TASK INSTRUCTIONS:
Copy out the listing in full, exactly as written, but not its pictures.

MATERIAL PROVIDED:
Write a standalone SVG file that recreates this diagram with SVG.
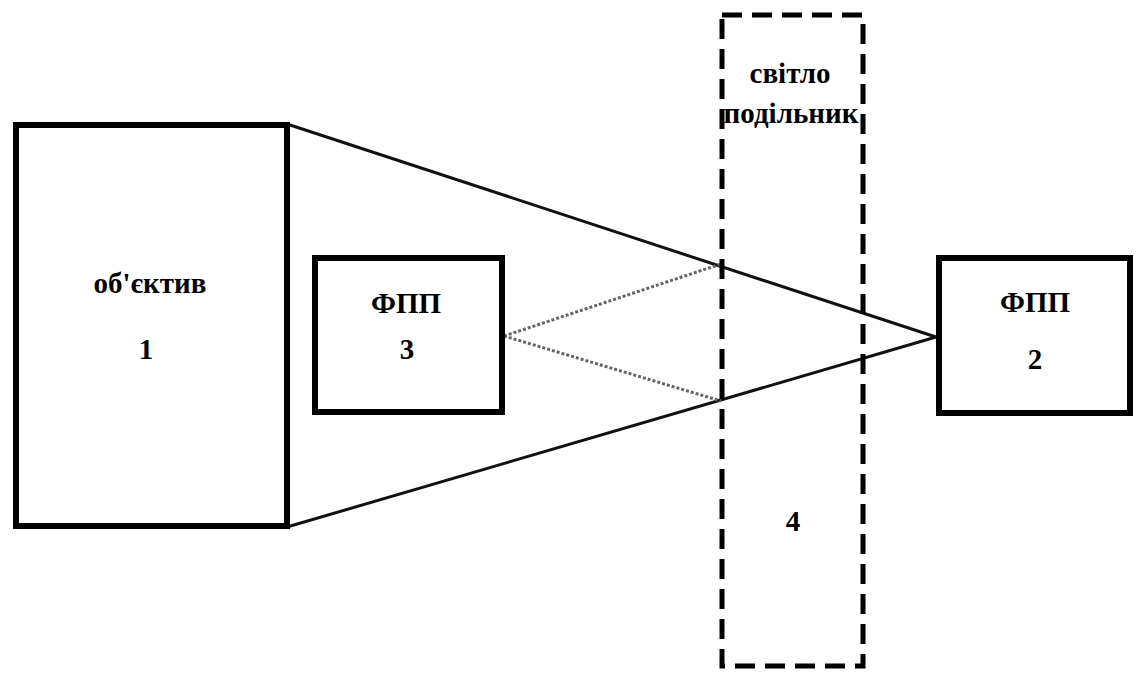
<svg xmlns="http://www.w3.org/2000/svg" width="1140" height="673" viewBox="0 0 1140 673">
<style>
.box{fill:#fff;stroke:#000;stroke-width:6}
.t{font-family:"Liberation Serif","Times New Roman",serif;font-weight:bold;font-size:29px;text-anchor:middle;fill:#000}
.ray{stroke:#111;stroke-width:3;fill:none}
.dot{stroke:#666;stroke-width:3;stroke-dasharray:3 2;fill:none}
</style>
<rect width="1140" height="673" fill="#fff"/>
<g id="connectors">
<line class="ray" x1="287" y1="124" x2="936" y2="337"/>
<line class="ray" x1="287" y1="527" x2="936" y2="337"/>
<line class="dot" x1="504" y1="336" x2="721" y2="264"/>
<line class="dot" x1="504" y1="336" x2="721" y2="401"/>
</g>
<g id="splitter">
<rect x="722" y="15" width="141" height="651" fill="none" stroke="#000" stroke-width="5" stroke-dasharray="20 10"/>
<text class="t" x="790" y="83">світло</text>
<text class="t" x="791" y="123">подільник</text>
<text class="t" x="793" y="531">4</text>
</g>
<g id="lens">
<rect class="box" x="16" y="125" width="271" height="401"/>
<text class="t" x="150" y="293">об'єктив</text>
<text class="t" x="146" y="359">1</text>
</g>
<g id="fpp3">
<rect class="box" x="315" y="258" width="187" height="154"/>
<text class="t" x="406" y="313">ФПП</text>
<text class="t" x="407" y="359">3</text>
</g>
<g id="fpp2">
<rect class="box" x="939" y="258" width="191" height="155"/>
<text class="t" x="1035" y="312">ФПП</text>
<text class="t" x="1035" y="369">2</text>
</g>
</svg>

RIGHT ANSWER:
Write a standalone SVG file that recreates this diagram with SVG.
<svg xmlns="http://www.w3.org/2000/svg" width="1140" height="673" viewBox="0 0 1140 673">
<style>
.box{fill:#fff;stroke:#000;stroke-width:6}
.t{font-family:"Liberation Serif","Times New Roman",serif;font-weight:bold;font-size:29px;text-anchor:middle;fill:#000}
.ray{stroke:#111;stroke-width:3;fill:none}
.dot{stroke:#666;stroke-width:3;stroke-dasharray:3 2;fill:none}
</style>
<rect width="1140" height="673" fill="#fff"/>
<g id="connectors">
<line class="ray" x1="287" y1="124" x2="936" y2="337"/>
<line class="ray" x1="287" y1="527" x2="936" y2="337"/>
<line class="dot" x1="504" y1="336" x2="721" y2="264"/>
<line class="dot" x1="504" y1="336" x2="721" y2="401"/>
</g>
<g id="splitter">
<rect x="722" y="15" width="141" height="651" fill="none" stroke="#000" stroke-width="5" stroke-dasharray="20 10"/>
<text class="t" x="790" y="83">світло</text>
<text class="t" x="791" y="123">подільник</text>
<text class="t" x="793" y="531">4</text>
</g>
<g id="lens">
<rect class="box" x="16" y="125" width="271" height="401"/>
<text class="t" x="150" y="293">об'єктив</text>
<text class="t" x="146" y="359">1</text>
</g>
<g id="fpp3">
<rect class="box" x="315" y="258" width="187" height="154"/>
<text class="t" x="406" y="313">ФПП</text>
<text class="t" x="407" y="359">3</text>
</g>
<g id="fpp2">
<rect class="box" x="939" y="258" width="191" height="155"/>
<text class="t" x="1035" y="312">ФПП</text>
<text class="t" x="1035" y="369">2</text>
</g>
</svg>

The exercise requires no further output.